Book description
"Political correctness" involves much more than a restriction
of speech. It represents a broad cultural transformation, a shift in the
way people understand things and organize their lives; a change in the
way meaning is made. The problem addressed in this book is that, for
reasons the author explores, some ways of making "meaning"
support the creation and maintenance of organization, while others do
not. Organizations are cultural products and rely upon psychological
roots that go very deep. The basic premise of this book is that
organizations are made up of the rules, common understandings, and
obligations that "the father" represents, and which are given
meaning in the oedipal dynamic. In anti-oedipal psychology, however,
they are seen as locuses of deprivation and structures of oppression.

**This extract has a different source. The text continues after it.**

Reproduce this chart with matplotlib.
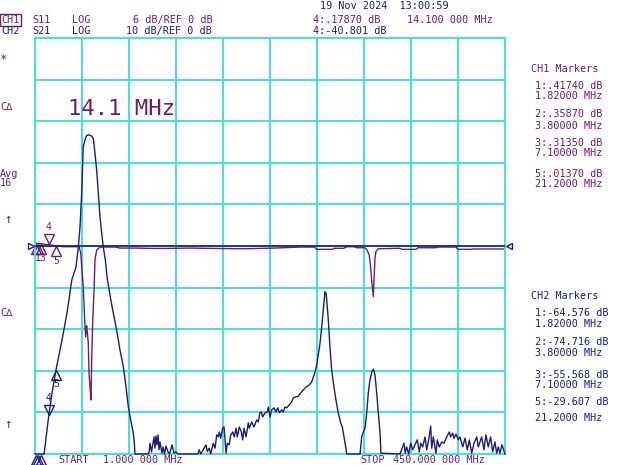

Anti-oedipal meaning, then, is geared toward the destruction of
organization. This is done in the name of a higher morality, which
demands compensatory love for those who have been deprived of love in
the past by the father and his organizations, who should be hated and
destroyed. The author looks at how anti-oedipal dynamics have played out
in various organizational failures to which political correctness has
led. These include the Jayson Blair scandal at the New York Times, the
destruction of employee morale at the Ford Motor Company and the
Cincinnati Police Department, the self-destruction of Antioch College,
and the forcing out of Larry Summers at Harvard University. He concludes
with some reflections on the shift from oedipal to anti-oedipal meaning
that is represented by Princess Diana supplanting Queen Elizabeth as the
national symbol of the United Kingdom.